Group Read 27: The Big Book of Science Fiction
Story #44 of 107: “Darkness” by André Carneiro
The VanderMeers made my reading expectations too high when they quoted A. E. van Vogt saying that “Darkness” by André Carneiro was one of the greatest science fiction stories ever written. It was good, very good indeed, but not great. Also, they misled me by saying it was a “depiction of a world where people are suddenly blind.” It is a story about everyone not being able to see, but they do not go blind. I read the story twice trying to discern exactly what happens and the best I can tell, light stopped working. The people could still see, but light from the sun slowly dimished, as did light from flashlights, matches, stoves, fires, etc. The world is thrown into darkness.
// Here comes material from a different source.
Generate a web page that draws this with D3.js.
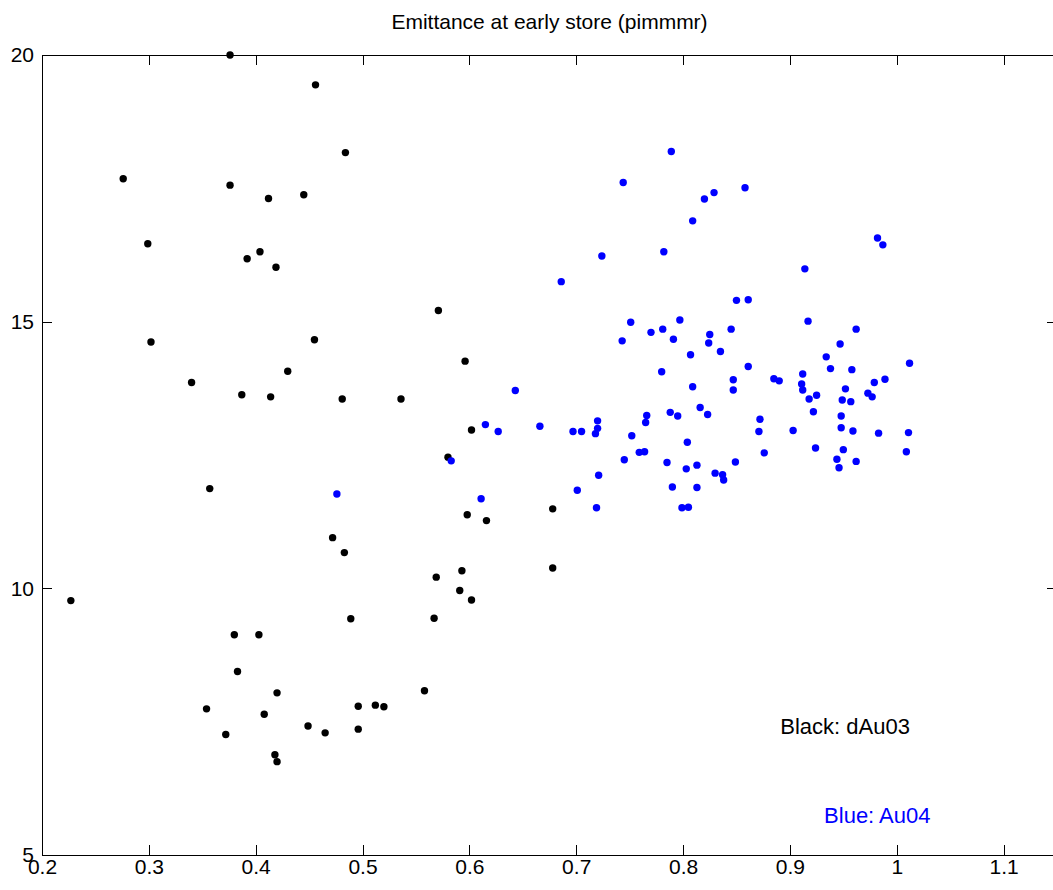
<!DOCTYPE html>
<head>
<meta charset="utf-8">
<style>
body { margin: 0; background: #fff; }
text { font-family: "Liberation Sans", Arial, sans-serif; }
.axis path, .axis line { stroke: #000; stroke-width: 1px; shape-rendering: crispEdges; }
.axis text { font-size: 21px; fill: #000; }
</style>
</head>
<body>
<script src="https://d3js.org/d3.v7.min.js"></script>
<script>

// dAu03 points (black)
var blackX = [0.376,0.456,0.484,0.276,0.376,0.412,0.445,0.299,0.404,0.392,0.419,0.571,0.455,0.302,0.430,0.340,0.387,0.414,0.481,0.536,0.596,0.602,0.580,0.357,0.678,0.598,0.616,0.472,0.483,0.678,0.593,0.569,0.591,0.602,0.489,0.567,0.227,0.380,0.403,0.383,0.420,0.354,0.408,0.449,0.465,0.496,0.512,0.520,0.558,0.496,0.372,0.418,0.420];
var blackY = [20.0,19.44,18.17,17.68,17.56,17.31,17.38,16.46,16.31,16.18,16.02,15.21,14.66,14.62,14.07,13.86,13.63,13.59,13.55,13.55,14.26,12.97,12.46,11.87,11.49,11.38,11.27,10.95,10.67,10.38,10.33,10.21,9.96,9.78,9.43,9.44,9.77,9.13,9.13,8.44,8.04,7.74,7.64,7.42,7.29,7.79,7.81,7.78,8.08,7.36,7.26,6.88,6.75];

// Au04 points (blue)
var blueX = [0.789,0.744,0.858,0.829,0.820,0.809,0.982,0.987,0.782,0.724,
             0.914,0.686,0.850,0.861,0.917,0.751,0.797,0.781,0.770,0.845,
             0.962,0.743,0.791,0.825,0.824,0.947,0.835,0.807,0.934,0.861,
             1.012,0.938,0.958,0.780,0.912,0.847,0.885,0.890,0.989,0.979,
             0.911,0.912,0.847,0.809,0.952,0.973,0.977,0.925,0.918,0.949,
             0.957,0.816,0.922,0.788,0.823,0.795,0.766,0.948,0.720,0.765,
             0.872,0.720,0.697,0.705,0.718,0.871,0.903,0.948,0.959,0.983,
             1.011,0.752,0.804,0.924,0.950,1.009,0.759,0.764,0.876,0.745,
             0.785,0.849,0.944,0.962,0.803,0.813,0.946,0.721,0.830,0.837,
             0.838,0.701,0.790,0.813,0.719,0.799,0.805,0.643,0.615,0.627,
             0.666,0.583,0.476,0.611];
var blueY = [18.19,17.61,17.51,17.42,17.30,16.89,16.57,16.44,16.31,16.23,
             15.99,15.75,15.40,15.41,15.01,14.99,15.03,14.86,14.80,14.86,
             14.86,14.64,14.67,14.76,14.60,14.58,14.44,14.38,14.34,14.16,
             14.22,14.12,14.10,14.06,14.02,13.91,13.93,13.89,13.92,13.86,
             13.83,13.72,13.72,13.78,13.74,13.66,13.59,13.62,13.55,13.53,
             13.50,13.39,13.31,13.30,13.26,13.23,13.24,13.23,13.14,13.11,
             13.17,13.00,12.94,12.94,12.90,12.94,12.96,13.01,12.95,12.91,
             12.92,12.86,12.74,12.63,12.60,12.56,12.55,12.56,12.54,12.41,
             12.36,12.37,12.42,12.38,12.24,12.31,12.26,12.12,12.16,12.13,
             12.03,11.84,11.90,11.89,11.51,11.51,11.52,13.71,13.07,12.94,
             13.04,12.39,11.77,11.68];

// ticks
var xTicks = [0.2,0.3,0.4,0.5,0.6,0.7,0.8,0.9,1.0,1.1];
var yTicks = [5,10,15,20];

var title = "Emittance at early store (pimmmr)";
var labelBlack = "Black: dAu03";
var labelBlue = "Blue: Au04";

// set the dimensions and margins of the graph
var margin = {top: 55, right: -4, bottom: 35, left: 42},
    width = 1053 - margin.left - margin.right,
    height = 890 - margin.top - margin.bottom;

var x = d3.scaleLinear().domain([0.2, 1.15]).range([0, width]);
var y = d3.scaleLinear().domain([5, 20]).range([height, 0]);

var svg = d3.select("body").append("svg")
    .attr("width", 1053)
    .attr("height", 890);

var g = svg.append("g")
    .attr("transform", "translate(" + margin.left + "," + margin.top + ")");

var fmt = function(d) { return String(+d.toFixed(1)); };

// bottom axis, ticks pointing in
g.append("g")
    .attr("class", "axis")
    .attr("transform", "translate(0," + height + ")")
    .call(d3.axisBottom(x).tickValues(xTicks).tickFormat(fmt)
          .tickSizeInner(-10).tickSizeOuter(0).tickPadding(4));

// top axis
g.append("g")
    .attr("class", "axis")
    .call(d3.axisTop(x).tickValues(xTicks).tickFormat("")
          .tickSizeInner(-10).tickSizeOuter(0));

// left axis
g.append("g")
    .attr("class", "axis")
    .call(d3.axisLeft(y).tickValues(yTicks).tickFormat(fmt)
          .tickSizeInner(-10).tickSizeOuter(0).tickPadding(8));

// right axis
g.append("g")
    .attr("class", "axis")
    .attr("transform", "translate(" + width + ",0)")
    .call(d3.axisRight(y).tickValues(yTicks).tickFormat("")
          .tickSizeInner(-10).tickSizeOuter(0));

// black points
g.selectAll(".dotBlack")
    .data(d3.range(blackX.length))
  .enter().append("circle")
    .attr("class", "dotBlack")
    .attr("cx", function(i) { return x(blackX[i]); })
    .attr("cy", function(i) { return y(blackY[i]); })
    .attr("r", 3.7)
    .style("fill", "#000");

// blue points
g.selectAll(".dotBlue")
    .data(d3.range(blueX.length))
  .enter().append("circle")
    .attr("class", "dotBlue")
    .attr("cx", function(i) { return x(blueX[i]); })
    .attr("cy", function(i) { return y(blueY[i]); })
    .attr("r", 3.7)
    .style("fill", "#0000ff");

// title
svg.append("text")
    .attr("x", margin.left + x(0.675))
    .attr("y", 29)
    .attr("text-anchor", "middle")
    .style("font-size", "21px")
    .text(title);

// in-plot labels
g.append("text")
    .attr("x", x(0.891))
    .attr("y", y(7.27))
    .style("font-size", "22px")
    .style("fill", "#000")
    .text(labelBlack);

g.append("text")
    .attr("x", x(0.932))
    .attr("y", y(5.6))
    .style("font-size", "22px")
    .style("fill", "#0000ff")
    .text(labelBlue);

</script>
</body>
This is a disaster story with its usual plot arc. A man, Waldas comes home and begins saving water and gathering foodstuffs when he realizes that all sources of light are beginning to fade. Finally, when no one can see anything, people outside his apartment begin yelling for help. Waldas decides to share his resources with his neighbors with children but ignores all other pleas from other apartments and outside on the street. Eventually, Waldas realizes he must go out and search for food and plans to steal it from a nearby market, but when he gets there finds the shelves empty. On his way home be becomes lost and his finally rescued by a blind person, Vasco. Vasco is already skilled at getting around the city and takes Waldas back to the Institute for the Blind. Members there are helping a few people, and agree to help Waldas and his adopted family in exchange for water Waldas had saved in his bathtub. They bring back the water and family and live at the Institute until they realize the food is running out. The group then decides to go to a farm owned by the Institute, and the blind people lead the non-seeing people out of town. Eighteen days later light begins to seep out of light sources again, within a day or two, light returns to normal. Waldas returns to town to see how people have survived and found more people living than he assumed.
Near the end, we are told:
But, as their eager eyes took in every color, shade, and movement, they gave little thought to the mysterious magnitude of their universe, and even less to the plight of their brothers, their saviors, who still walked in darkness.
What is Carneiro telling us? Is he saying people are blind to the wonders of reality, even after they’ve been given a great object lesson? Is he saying people just adapt to any situation without wondering about the why of things? Maybe I’m taking this story too much for granted like Waldas and the people of his world took light for granted. Maybe I’ll appreciate this story more in the future.